Cleanup efforts continue after Hampton Co. tornado

Cleanup efforts continue after Hampton Co. tornado

HAMPTON COUNTY, S.C. (WTOC) - The damage in Hampton County will take weeks to clean up and those in charge say they’re still keeping track of how much was inflicted on the county.

We spoke with the EMA directors and they say they have already increased Tuesday’s estimate of how much damage was caused to over $1 million. That’s just in homes, not counting commercial properties.

That’s 23 mobile homes and 14 brick homes all destroyed. They say at least 77 people were helped by the Red Cross Tuesday night but they say they estimate at least 250 people have been directly affected.

“Right now the status of Hampton County, we are still in disaster mode," said EMA Director Susanne Peppeles. "We’re still in response mode trying to help everyone.

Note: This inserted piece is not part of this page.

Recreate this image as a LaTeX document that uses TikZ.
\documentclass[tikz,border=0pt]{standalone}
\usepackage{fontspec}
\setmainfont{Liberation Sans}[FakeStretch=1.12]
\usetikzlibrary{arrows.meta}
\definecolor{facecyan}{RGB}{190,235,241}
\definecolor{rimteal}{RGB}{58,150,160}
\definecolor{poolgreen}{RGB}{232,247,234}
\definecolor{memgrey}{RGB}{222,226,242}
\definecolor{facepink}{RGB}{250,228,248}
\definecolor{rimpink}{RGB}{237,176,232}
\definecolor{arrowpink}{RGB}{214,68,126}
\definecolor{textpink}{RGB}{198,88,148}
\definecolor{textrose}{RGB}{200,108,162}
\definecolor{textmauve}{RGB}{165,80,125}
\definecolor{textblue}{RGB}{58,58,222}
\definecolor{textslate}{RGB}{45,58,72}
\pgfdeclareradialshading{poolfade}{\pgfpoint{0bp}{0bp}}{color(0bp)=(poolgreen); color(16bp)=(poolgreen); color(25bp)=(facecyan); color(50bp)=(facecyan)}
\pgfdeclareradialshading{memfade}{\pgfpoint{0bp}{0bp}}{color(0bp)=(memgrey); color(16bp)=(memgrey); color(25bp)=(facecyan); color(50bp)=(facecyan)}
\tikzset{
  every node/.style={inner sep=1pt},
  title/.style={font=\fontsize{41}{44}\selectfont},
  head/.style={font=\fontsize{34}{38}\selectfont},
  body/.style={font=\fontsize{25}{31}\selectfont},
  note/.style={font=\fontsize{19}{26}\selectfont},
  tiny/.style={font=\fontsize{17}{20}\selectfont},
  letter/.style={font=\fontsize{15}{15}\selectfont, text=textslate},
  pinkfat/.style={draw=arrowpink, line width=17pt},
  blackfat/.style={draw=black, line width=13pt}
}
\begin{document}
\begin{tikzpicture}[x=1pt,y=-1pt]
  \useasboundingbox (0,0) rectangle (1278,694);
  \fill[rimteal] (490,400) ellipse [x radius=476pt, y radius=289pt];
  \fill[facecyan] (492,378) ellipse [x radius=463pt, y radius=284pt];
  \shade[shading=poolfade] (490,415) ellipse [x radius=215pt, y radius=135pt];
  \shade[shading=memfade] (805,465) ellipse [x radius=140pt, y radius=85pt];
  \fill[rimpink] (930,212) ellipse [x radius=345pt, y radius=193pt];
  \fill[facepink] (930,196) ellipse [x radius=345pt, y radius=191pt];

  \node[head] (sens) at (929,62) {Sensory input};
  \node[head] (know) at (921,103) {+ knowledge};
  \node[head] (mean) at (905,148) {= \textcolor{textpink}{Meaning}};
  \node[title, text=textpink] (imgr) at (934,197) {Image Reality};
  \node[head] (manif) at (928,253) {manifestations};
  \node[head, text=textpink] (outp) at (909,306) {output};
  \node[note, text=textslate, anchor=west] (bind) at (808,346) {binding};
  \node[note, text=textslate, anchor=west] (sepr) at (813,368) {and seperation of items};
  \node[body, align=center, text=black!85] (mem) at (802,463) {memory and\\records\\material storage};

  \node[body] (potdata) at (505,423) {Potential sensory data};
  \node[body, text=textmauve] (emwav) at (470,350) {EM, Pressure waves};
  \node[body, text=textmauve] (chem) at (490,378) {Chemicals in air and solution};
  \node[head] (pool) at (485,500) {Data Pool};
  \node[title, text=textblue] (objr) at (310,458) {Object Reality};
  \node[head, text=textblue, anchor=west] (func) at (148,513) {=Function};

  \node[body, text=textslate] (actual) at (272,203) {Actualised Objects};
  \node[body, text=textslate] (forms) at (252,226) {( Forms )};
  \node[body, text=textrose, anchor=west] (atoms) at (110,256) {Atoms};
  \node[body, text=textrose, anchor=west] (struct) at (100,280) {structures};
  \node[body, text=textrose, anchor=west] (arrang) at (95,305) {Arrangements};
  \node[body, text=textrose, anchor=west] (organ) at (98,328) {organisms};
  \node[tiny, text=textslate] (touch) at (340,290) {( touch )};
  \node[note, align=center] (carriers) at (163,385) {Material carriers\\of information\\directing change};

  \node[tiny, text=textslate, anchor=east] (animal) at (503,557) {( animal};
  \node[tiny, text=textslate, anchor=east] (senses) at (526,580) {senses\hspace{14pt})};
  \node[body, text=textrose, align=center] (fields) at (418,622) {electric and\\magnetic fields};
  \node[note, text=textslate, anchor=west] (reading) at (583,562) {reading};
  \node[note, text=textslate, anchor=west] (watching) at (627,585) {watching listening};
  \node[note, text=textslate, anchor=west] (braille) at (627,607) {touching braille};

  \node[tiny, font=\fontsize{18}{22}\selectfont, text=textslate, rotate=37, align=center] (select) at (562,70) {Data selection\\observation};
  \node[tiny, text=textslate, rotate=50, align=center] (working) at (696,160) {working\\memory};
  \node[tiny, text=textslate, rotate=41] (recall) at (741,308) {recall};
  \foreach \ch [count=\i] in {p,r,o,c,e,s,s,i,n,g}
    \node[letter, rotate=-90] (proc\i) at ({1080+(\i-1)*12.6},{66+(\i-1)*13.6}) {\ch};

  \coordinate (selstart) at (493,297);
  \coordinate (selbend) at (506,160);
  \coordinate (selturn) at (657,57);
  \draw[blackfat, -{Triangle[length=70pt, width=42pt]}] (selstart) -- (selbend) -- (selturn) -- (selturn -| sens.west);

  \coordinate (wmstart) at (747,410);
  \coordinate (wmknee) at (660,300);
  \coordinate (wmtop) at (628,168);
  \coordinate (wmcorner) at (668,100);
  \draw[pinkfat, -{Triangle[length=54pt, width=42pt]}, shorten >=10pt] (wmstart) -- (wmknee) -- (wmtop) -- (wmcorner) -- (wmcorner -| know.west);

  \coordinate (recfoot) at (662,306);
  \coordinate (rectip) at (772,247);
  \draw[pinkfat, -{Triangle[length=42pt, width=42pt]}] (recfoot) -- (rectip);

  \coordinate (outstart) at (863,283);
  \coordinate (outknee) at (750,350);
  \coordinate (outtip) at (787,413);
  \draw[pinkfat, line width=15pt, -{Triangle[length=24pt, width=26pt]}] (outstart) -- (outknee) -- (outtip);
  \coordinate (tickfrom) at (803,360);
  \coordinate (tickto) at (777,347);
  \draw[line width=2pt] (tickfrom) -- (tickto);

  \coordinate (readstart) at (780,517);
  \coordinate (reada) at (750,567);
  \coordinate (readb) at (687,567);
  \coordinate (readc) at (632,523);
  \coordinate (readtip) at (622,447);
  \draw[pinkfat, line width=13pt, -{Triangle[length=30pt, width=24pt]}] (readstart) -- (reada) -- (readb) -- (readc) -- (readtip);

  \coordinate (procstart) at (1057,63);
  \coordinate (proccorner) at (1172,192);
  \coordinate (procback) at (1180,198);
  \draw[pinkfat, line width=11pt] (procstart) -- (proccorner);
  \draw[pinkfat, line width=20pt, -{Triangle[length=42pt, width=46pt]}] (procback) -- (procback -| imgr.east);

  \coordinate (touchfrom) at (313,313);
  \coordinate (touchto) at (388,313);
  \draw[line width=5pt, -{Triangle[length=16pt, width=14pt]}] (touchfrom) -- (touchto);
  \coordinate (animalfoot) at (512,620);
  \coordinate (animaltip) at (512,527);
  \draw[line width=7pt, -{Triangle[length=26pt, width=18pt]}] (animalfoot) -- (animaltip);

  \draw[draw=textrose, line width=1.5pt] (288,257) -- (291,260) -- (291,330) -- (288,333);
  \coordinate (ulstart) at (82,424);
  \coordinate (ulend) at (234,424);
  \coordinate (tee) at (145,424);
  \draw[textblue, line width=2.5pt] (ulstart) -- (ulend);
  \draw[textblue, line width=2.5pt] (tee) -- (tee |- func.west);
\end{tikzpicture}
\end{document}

A lot of agencies came in yesterday and we’ve had so many calls today to go to the different areas of the county and help them clean up.”

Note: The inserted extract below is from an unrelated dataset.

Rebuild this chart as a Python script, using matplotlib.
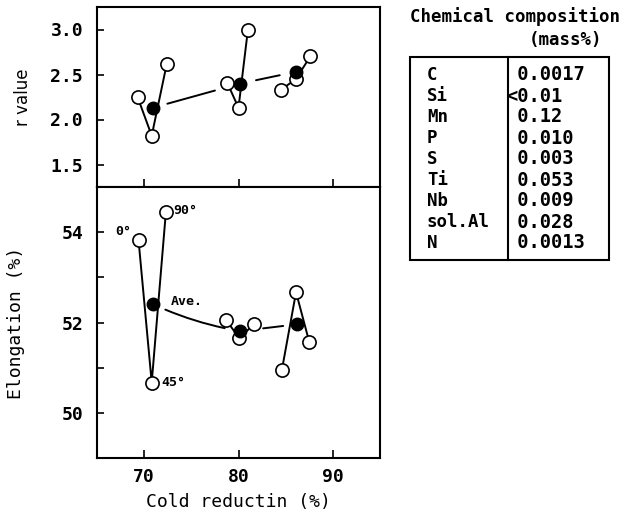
import numpy as np
import matplotlib
matplotlib.use("Agg")
import matplotlib.pyplot as plt
from matplotlib.patches import Rectangle

# r value panel (x = cold reduction %, one group per reduction)
r_x0 = [69.3, 78.8, 84.5]
r_x45 = [70.8, 80.0, 86.1]
r_x90 = [72.4, 81.0, 87.6]
r_xave = [70.9, 80.2, 86.1]
r_0 = [2.25, 2.41, 2.33]
r_45 = [1.82, 2.13, 2.45]
r_90 = [2.62, 3.00, 2.70]
r_ave = [2.13, 2.40, 2.53]

# elongation panel
el_x0 = [69.4, 78.7, 84.6]
el_x45 = [70.8, 80.1, 86.1]
el_x90 = [72.3, 81.6, 87.5]
el_xave = [70.9, 80.2, 86.2]
el_0 = [53.83, 52.05, 50.95]
el_45 = [50.67, 51.65, 52.67]
el_90 = [54.44, 51.96, 51.57]
el_ave = [52.41, 51.81, 51.96]

elements = ["C", "Si", "Mn", "P", "S", "Ti", "Nb", "sol.Al", "N"]
contents = ["0.0017", "<0.01", "0.12", "0.010", "0.003", "0.053", "0.009", "0.028", "0.0013"]

W, H = 626, 520
FONT = "DejaVu Sans Mono"
plt.rcParams['font.family'] = FONT
plt.rcParams['font.weight'] = 'bold'

fig = plt.figure(figsize=(W / 100, H / 100), dpi=100)

def px(l, t, r, b):
    return [l / W, 1 - b / H, (r - l) / W, (b - t) / H]

ax1 = fig.add_axes(px(97, 7, 380, 187))
ax2 = fig.add_axes(px(97, 187, 380, 458))

# average-line connectors: (gap at start, gap at end, curvature)
r_links = [(11, 19, 0.0), (11.5, 12, 0.0)]
el_links = [(10, 11.5, 0.07), (16.5, 10, 0.0)]


def draw_panel(ax, x0, x45, x90, xave, y0, y45, y90, yave, links):
    for i in range(len(x0)):
        ax.plot([x0[i], x45[i], x90[i]], [y0[i], y45[i], y90[i]], '-',
                color='black', lw=1.4, zorder=2)
        ax.plot([x0[i], x45[i], x90[i]], [y0[i], y45[i], y90[i]], 'o',
                ms=9.5, mfc='white', mec='black', mew=1.2, zorder=3)
    for i in range(len(xave) - 1):
        sa, sb, rad = links[i]
        ax.annotate("", xy=(xave[i + 1], yave[i + 1]), xytext=(xave[i], yave[i]),
                    arrowprops=dict(arrowstyle='-', color='black', lw=1.4,
                                    shrinkA=sa, shrinkB=sb,
                                    connectionstyle="arc3,rad=%s" % rad),
                    zorder=2)
    ax.plot(xave, yave, 'o', ms=9, mfc='black', mec='black', zorder=4)
    ax.set_xlim(65, 95)
    ax.set_xticks([70, 80, 90])
    ax.tick_params(direction='in', length=5, width=1.2, labelsize=13, pad=10)
    ax.tick_params(axis='x', length=6, pad=7)
    for s in ax.spines.values():
        s.set_linewidth(1.5)


draw_panel(ax1, r_x0, r_x45, r_x90, r_xave, r_0, r_45, r_90, r_ave, r_links)
draw_panel(ax2, el_x0, el_x45, el_x90, el_xave, el_0, el_45, el_90, el_ave, el_links)

ax1.set_ylim(1.25, 3.25)
ax1.set_yticks([1.5, 2.0, 2.5, 3.0])
ax1.set_yticklabels(["1.5", "2.0", "2.5", "3.0"])
ax1.tick_params(axis='x', labelbottom=False)
ax1.set_ylabel("r value", fontsize=12, fontweight='normal', family='DejaVu Sans')
ax1.yaxis.set_label_coords(-0.23, 0.5)

ax2.set_ylim(49, 55)
ax2.set_yticks([50, 51, 52, 53, 54])
ax2.set_yticklabels(["50", "", "52", "", "54"])
ax2.set_ylabel("Elongation (%)", fontsize=13)
ax2.yaxis.set_label_coords(-0.255, 0.5)
ax2.set_xlabel("Cold reductin (%)", fontsize=13)
ax2.xaxis.set_label_coords(0.5, -0.13)

# direction labels
lab = dict(fontsize=9.5, fontweight='bold', textcoords='offset points')
ax2.annotate("0°", (el_x0[0], el_0[0]), xytext=(-5, 6), ha='right', va='center', **lab)
ax2.annotate("45°", (el_x45[0], el_45[0]), xytext=(7, 0), ha='left', va='center', **lab)
ax2.annotate("90°", (el_x90[0], el_90[0]), xytext=(5, 1), ha='left', va='center', **lab)
ax2.annotate("Ave.", (el_xave[0], el_ave[0]), xytext=(13, 2), ha='left', va='center', **lab)

# chemical composition table
fig.text(515 / W, 1 - 17 / H, "Chemical composition", ha='center', va='center', fontsize=12.5)
fig.text(565 / W, 1 - 40 / H, "(mass%)", ha='center', va='center', fontsize=12.5)
fig.add_artist(Rectangle((410 / W, 1 - 260 / H), 199 / W, 203 / H, transform=fig.transFigure,
                         fill=False, lw=1.5, ec='black'))
fig.add_artist(plt.Line2D([508 / W, 508 / W], [1 - 260 / H, 1 - 57 / H], transform=fig.transFigure,
                          color='black', lw=1.5))
for i, (el, v) in enumerate(zip(elements, contents)):
    y = 1 - (75 + i * 21) / H
    fig.text(427 / W, y, el, ha='left', va='center', fontsize=12.5)
    s = v if v.startswith("<") else " " + v
    fig.text(506 / W, y, s, ha='left', va='center', fontsize=13.5)

fig.savefig("out.png", dpi=100)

The emergency director says she spent the entire day putting those numbers together so she could see how much damage the tornado actually caused.

“First time we’ve ever had to go into this kind of mode and anything. So this is a learning experience for us. But, everything is, you know, everyone’s lives are shattered. But it’s starting to come back together. And a lot of places, their yards are being cleaned and they are able to find pieces of their homes. But it’s just disastrous for everybody.”

The emergency department says everyone from the power company, Department of Transportation, public works, fire departments, and EMS are all still out trying to help. The director says she knows how hard this is on everyone, and she wants to help.

“What can I get here for these people? They want their homes built back. You know, how can I get their homes built back? How can I help them? And there is just so much red tape you have to go through. And you can’t just cut through that red tape to get there right now. But we want the citizens to know we’re doing everything we can.”

Governor McMaster declared the storm to be a disaster Wednesday. The EMA says they are also hoping for a federal emergency declaration.

Cleanup efforts continue after Hampton Co. tornado

At last check, the estimate was the Hampton County tornado snapped or damaged around 60 power poles here in the county.

It takes about three hours to replace one, and that’s what dozens of linemen have been doing there since Monday.

Wednesday, a helicopter fitted with a saw blade trimmed from above around a power substation a few miles from Nixville. Substations were damaged, too.

So from the air and ground, Palmetto Electric Cooperative along with Santee Cooper have been hard at work, fixing pole after pole, line after line to get lives back to normal for this community.

Tray Hunter, VP of Marketing and PR for Palmetto Electric Cooperative said, “It, it’s just devastating. The path it made through Hampton County, affected a lot of folks, hit a lot of our lines, a lot of our spans. There’s a saying that I’ve always heard that the tornado is the finger of God, and if you see the damage out here, you’ll believe that.”

Hunter said power crews will work into the night and possibly into tomorrow to get power restored to those 160 customers without.

At the peak outage, 6,200 customers had their power knocked out.

School districts helping students

As recovery and repairs continue, and likely will for some time, the school district in Hampton County impacted by Monday’s deadly storm is looking to provide help to students affected.

It’s not lost on Superintendent Dr. Ronald Wilcox how devastating this storm was for some families in his school district.

Dr. Wilcox said the district will be very flexible with the students impacted by Monday’s storm. The district is on break right now, but when they come back, schools will be working with students who lost school work, materials, anything like that to get them back up to speed.

Dr. Wilcox says the main thing right now is to get students re-established with their families.

“There are homes lost, and some damaged and a lot of anxiety on those children’s parts. So we’re going to support them every way that we can, with school work and anything that we can do. Provide counseling, if they might need counseling. We’re going to provide encouragement and help them through it. They’ve been through a terrible time.”

The superintendent says several district staff members, a teacher and supervisor, had extensive damage to their homes as well.